— start Given data —

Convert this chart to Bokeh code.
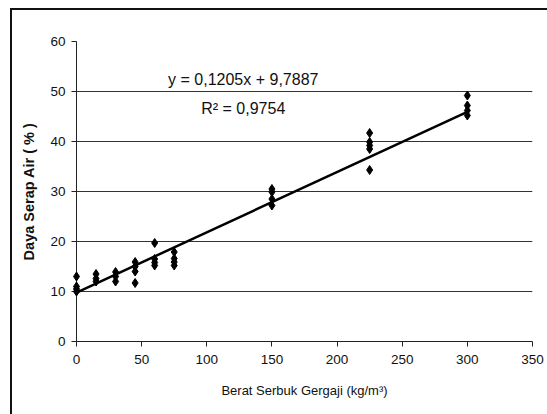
from bokeh.plotting import figure
from bokeh.models import Label, FixedTicker
from bokeh.embed import file_html
from bokeh.resources import INLINE

# Data
x_vals = [0, 0, 0, 0,
          15, 15, 15,
          30, 30, 30,
          45, 45, 45, 45,
          60, 60, 60, 60,
          75, 75, 75, 75,
          150, 150, 150, 150,
          225, 225, 225, 225, 225,
          300, 300, 300, 300]
y_vals = [13.0, 11.0, 10.5, 10.0,
          13.5, 12.6, 12.0,
          13.9, 13.0, 12.0,
          15.9, 15.0, 14.0, 11.7,
          19.7, 16.5, 15.8, 15.2,
          17.9, 16.6, 15.9, 15.2,
          30.5, 29.9, 28.5, 27.2,
          41.7, 39.9, 39.2, 38.5, 34.3,
          49.2, 47.2, 46.2, 45.2]
slope = 0.1205
intercept = 9.7887
fit_x = [0, 300]
eq_text = "y = 0,1205x + 9,7887"
r2_text = "R² = 0,9754"
x_ticks = [0, 50, 100, 150, 200, 250, 300, 350]
y_ticks = [0, 10, 20, 30, 40, 50, 60]

FONT = "Liberation Sans"

p = figure(width=547, height=414, x_range=(0, 350), y_range=(0, 60),
           output_backend="svg", toolbar_location=None,
           min_border_left=76, min_border_right=15,
           min_border_top=41, min_border_bottom=73)
p.outline_line_color = None
p.background_fill_color = "white"
p.border_fill_color = None
p.styles = {
    "background": ("linear-gradient(#111,#111) 10px 8px / 2px calc(100% - 8px) no-repeat, "
                   "linear-gradient(#111,#111) 10px 8px / calc(100% - 10px) 2px no-repeat, "
                   "white"),
}

p.xgrid.grid_line_color = None
p.ygrid.grid_line_color = "#333333"
p.ygrid.grid_line_width = 1
p.ygrid.ticker = FixedTicker(ticks=y_ticks)

for ax in (p.xaxis, p.yaxis):
    ax.axis_line_color = "#222222"
    ax.major_tick_line_color = "#222222"
    ax.minor_tick_line_color = None
    ax.major_tick_in = 0
    ax.major_tick_out = 5
    ax.major_label_text_font = FONT
    ax.major_label_text_font_size = "13.5px"
    ax.major_label_text_color = "#111111"
    ax.axis_label_text_font = FONT
    ax.axis_label_text_color = "#111111"

p.xaxis.ticker = FixedTicker(ticks=x_ticks)
p.yaxis.ticker = FixedTicker(ticks=y_ticks)
p.xaxis.major_label_standoff = 8
p.yaxis.major_label_standoff = 6
p.xaxis.axis_label = "Berat Serbuk Gergaji (kg/m³)"
p.xaxis.axis_label_text_font_size = "13px"
p.xaxis.axis_label_text_font_style = "normal"
p.xaxis.axis_label_standoff = 16
p.yaxis.axis_label = "Daya Serap Air ( % )"
p.yaxis.axis_label_text_font_size = "14.5px"
p.yaxis.axis_label_text_font_style = "bold"
p.yaxis.axis_label_standoff = 10

fit_y = [slope * xv + intercept for xv in fit_x]
p.line(fit_x, fit_y, line_color="black", line_width=2.5)
p.scatter(x_vals, y_vals, marker="diamond", size=9, fill_color="black",
          line_color="black", level="overlay")

p.add_layout(Label(x=128, y=50.8, text=eq_text, text_align="center",
                   text_font=FONT, text_font_size="16px", text_color="#111111"))
p.add_layout(Label(x=128, y=45.0, text=r2_text, text_align="center",
                   text_font=FONT, text_font_size="16px", text_color="#111111"))

open("out.html", "w").write(file_html(p, INLINE))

— end Given data —

What is expected - Repeat the listing above from its first line through the line that contains "from bokeh.resources import INLINE", both included, and nothing more. Drop the pictures.

Output for this task -
Convert this chart to Bokeh code.
from bokeh.plotting import figure
from bokeh.models import Label, FixedTicker
from bokeh.embed import file_html
from bokeh.resources import INLINE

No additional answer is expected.